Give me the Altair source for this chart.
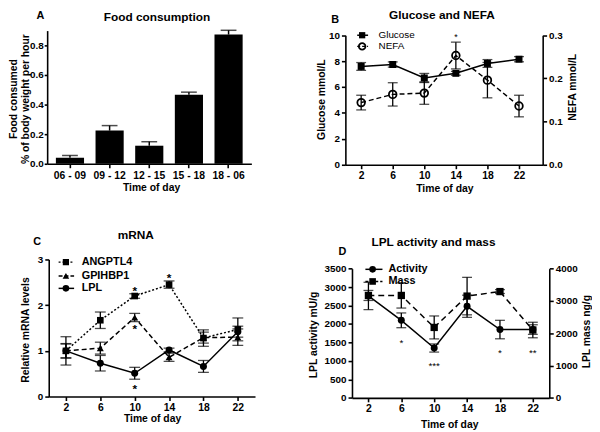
==
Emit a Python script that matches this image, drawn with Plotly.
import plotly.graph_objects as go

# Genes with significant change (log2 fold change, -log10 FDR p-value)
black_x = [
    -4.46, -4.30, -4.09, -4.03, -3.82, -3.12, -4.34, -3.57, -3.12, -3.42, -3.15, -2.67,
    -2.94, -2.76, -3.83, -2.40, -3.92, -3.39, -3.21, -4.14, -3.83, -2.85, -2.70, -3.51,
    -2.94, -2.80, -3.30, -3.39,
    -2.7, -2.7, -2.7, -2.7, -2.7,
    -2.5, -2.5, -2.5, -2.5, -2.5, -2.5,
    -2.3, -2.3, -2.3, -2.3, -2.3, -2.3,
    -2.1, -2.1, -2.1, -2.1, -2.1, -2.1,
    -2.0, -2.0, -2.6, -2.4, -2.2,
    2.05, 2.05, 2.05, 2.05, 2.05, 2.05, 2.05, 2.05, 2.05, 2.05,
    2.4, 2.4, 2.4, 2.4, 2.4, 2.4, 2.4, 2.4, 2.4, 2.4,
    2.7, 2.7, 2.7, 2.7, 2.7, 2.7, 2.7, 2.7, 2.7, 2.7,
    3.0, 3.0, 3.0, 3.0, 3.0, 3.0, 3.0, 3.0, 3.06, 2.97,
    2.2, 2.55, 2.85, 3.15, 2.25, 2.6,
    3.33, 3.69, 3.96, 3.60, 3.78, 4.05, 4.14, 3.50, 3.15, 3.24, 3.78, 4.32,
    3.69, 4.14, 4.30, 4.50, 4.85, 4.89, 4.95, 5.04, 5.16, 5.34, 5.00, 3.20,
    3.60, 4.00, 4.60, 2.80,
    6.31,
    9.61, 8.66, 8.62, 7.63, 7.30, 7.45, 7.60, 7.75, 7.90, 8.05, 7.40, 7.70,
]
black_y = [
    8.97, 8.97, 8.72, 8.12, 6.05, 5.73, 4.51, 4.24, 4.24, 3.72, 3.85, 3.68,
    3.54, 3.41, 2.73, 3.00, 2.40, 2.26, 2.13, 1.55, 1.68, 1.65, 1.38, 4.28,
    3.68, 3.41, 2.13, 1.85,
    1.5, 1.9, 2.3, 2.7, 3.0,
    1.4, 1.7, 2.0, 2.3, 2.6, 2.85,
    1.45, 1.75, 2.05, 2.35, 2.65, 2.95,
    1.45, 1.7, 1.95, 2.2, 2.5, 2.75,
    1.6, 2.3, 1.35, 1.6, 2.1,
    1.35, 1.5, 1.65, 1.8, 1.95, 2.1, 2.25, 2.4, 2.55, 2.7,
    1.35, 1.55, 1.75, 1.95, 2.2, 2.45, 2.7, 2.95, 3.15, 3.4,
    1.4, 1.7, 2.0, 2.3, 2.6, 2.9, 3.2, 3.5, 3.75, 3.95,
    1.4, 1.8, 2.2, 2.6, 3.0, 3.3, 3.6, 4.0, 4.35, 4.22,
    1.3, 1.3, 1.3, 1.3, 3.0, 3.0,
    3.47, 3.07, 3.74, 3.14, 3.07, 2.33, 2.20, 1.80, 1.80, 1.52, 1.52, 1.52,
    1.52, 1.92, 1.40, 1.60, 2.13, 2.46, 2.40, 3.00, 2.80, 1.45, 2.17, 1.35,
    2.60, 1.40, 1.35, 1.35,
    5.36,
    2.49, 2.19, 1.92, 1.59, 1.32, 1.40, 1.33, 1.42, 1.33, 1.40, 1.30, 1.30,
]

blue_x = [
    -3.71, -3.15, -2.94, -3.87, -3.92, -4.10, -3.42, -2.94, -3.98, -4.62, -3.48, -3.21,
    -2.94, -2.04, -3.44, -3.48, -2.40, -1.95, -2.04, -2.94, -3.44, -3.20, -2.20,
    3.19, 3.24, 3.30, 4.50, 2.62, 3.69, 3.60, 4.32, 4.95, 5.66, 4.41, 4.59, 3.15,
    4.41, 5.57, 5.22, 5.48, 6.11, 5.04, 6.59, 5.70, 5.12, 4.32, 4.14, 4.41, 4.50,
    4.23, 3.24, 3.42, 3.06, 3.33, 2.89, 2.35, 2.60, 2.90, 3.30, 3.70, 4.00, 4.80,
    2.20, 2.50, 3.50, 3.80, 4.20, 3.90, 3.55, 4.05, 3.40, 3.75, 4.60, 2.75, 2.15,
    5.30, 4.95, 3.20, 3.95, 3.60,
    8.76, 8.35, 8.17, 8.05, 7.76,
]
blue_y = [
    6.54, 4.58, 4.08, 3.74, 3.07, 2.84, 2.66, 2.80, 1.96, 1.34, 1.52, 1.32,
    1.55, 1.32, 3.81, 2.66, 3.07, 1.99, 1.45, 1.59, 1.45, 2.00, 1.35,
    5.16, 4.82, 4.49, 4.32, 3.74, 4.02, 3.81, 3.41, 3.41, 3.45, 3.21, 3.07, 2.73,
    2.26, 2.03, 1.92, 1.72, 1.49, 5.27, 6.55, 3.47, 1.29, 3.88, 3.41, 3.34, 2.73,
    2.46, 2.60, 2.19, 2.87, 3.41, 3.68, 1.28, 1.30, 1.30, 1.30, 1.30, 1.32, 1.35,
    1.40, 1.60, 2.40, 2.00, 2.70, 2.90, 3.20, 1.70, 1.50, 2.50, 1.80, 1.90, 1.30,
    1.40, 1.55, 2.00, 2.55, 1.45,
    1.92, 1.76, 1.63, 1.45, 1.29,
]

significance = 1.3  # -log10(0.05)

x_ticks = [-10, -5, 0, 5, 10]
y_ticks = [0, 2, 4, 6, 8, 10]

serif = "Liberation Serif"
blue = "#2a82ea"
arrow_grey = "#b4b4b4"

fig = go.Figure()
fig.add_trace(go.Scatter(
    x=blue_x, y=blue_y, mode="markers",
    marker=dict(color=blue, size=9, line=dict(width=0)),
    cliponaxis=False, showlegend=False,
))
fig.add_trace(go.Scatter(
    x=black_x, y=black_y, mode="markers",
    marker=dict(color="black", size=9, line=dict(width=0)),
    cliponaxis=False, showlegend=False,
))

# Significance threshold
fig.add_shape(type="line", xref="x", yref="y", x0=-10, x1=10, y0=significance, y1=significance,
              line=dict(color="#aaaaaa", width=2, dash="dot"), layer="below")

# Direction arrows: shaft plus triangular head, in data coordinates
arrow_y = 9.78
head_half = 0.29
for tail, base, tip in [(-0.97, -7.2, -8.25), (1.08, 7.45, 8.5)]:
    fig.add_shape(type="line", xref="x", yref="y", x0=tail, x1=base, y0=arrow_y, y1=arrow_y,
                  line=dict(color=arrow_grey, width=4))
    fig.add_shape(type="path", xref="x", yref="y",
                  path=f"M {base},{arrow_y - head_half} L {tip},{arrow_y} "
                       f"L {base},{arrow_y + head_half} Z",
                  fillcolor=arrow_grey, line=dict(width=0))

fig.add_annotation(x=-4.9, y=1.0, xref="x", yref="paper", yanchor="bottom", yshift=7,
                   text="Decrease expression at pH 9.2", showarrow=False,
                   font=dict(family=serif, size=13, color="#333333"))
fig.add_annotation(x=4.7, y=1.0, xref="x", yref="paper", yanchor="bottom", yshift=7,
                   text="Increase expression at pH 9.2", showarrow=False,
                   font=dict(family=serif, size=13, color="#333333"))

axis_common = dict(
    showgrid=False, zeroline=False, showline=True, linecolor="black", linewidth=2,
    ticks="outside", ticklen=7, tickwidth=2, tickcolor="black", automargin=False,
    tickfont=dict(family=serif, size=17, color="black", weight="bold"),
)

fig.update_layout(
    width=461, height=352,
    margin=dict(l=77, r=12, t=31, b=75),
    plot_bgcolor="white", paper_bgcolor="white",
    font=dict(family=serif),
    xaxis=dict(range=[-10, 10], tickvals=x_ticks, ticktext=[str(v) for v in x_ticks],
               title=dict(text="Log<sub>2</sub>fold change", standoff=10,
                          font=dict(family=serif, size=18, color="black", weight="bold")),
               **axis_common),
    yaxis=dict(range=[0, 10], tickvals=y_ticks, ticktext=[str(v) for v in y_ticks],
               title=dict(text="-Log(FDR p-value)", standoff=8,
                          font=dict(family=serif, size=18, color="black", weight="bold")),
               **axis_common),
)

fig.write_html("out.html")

▶ Task goal: Work through the data and report how many of its lines hold the word "with", giving only the figure.

▶ Result: 2